Ibu Kartika was telling me, ‘look at the painting’, it looks like a split two face, one part of his face is smiling and the other part is kind of sad. Then she was explaining to me ‘it shows his feeling, Affandi was so happy to receive this honorary doctorate from Singapore, but he was sad because he had yet to receive one from Indonesia’.”

Indonesian works rank third at 4.57 percent out of the gallery’s 8,630 artworks after Singapore and Malaysia respectively.
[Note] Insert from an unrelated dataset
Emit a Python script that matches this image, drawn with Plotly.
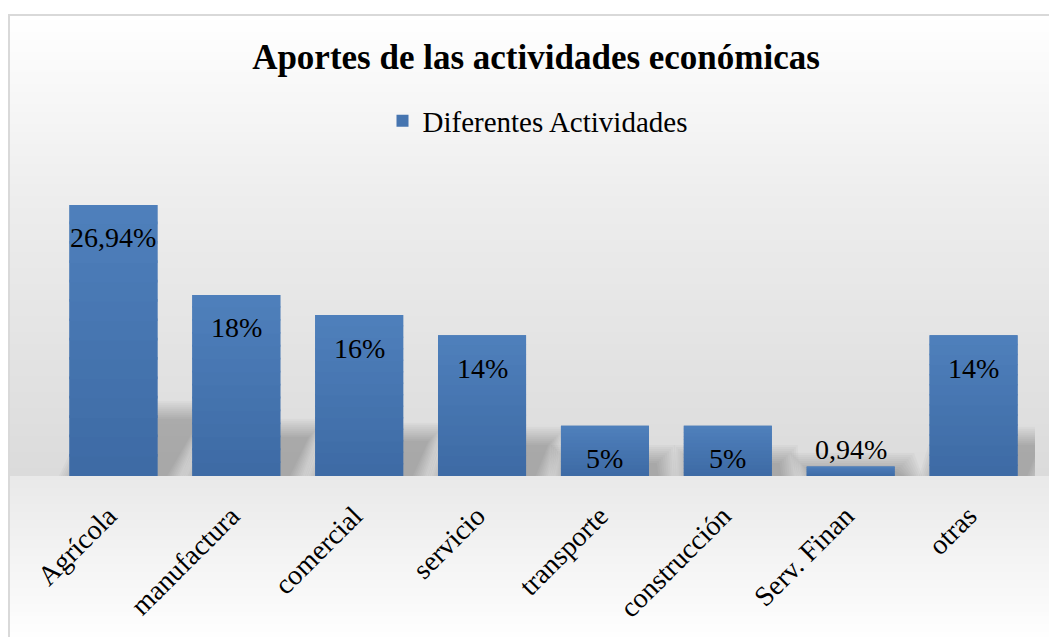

Raden Saleh’s Forest Fire, the largest painting by the artist known to date, is arguably the most important work in the collection.

Yu Jin said the gallery does not collect based on breadth for countries outside Singapore since there are very comprehensive collections already in respective Southeast Asian countries.

“But what we try to collect is kind of in-depth of certain artists that are important in terms of the narrative of Southeast Asian arts as a region,” he said.

He cited the gallery’s latest acquisition of the works by Emiria Sunassa, one of the earliest Indonesian woman artists, as an example.

“Emiria’s art is historically important, we see her as historically important, because we want to view the narrative of women artists in Southeast Asia,” Yu Jin says.

Horikawa said the exhibition was the gallery’s first attempt at coming face-to-face with the history of its collection, opening up its acquisition practice, and in the process, enabling visitors to appreciate the national collection and inspire interest in the layers of history and memories.

“As a custodian of the world’s largest collection of 19th and 20th century of Southeast Asian art, we have an important responsibility to conduct research into our collection, understand where we come from, and identify the ways in which we can build the collection further for generations to come.”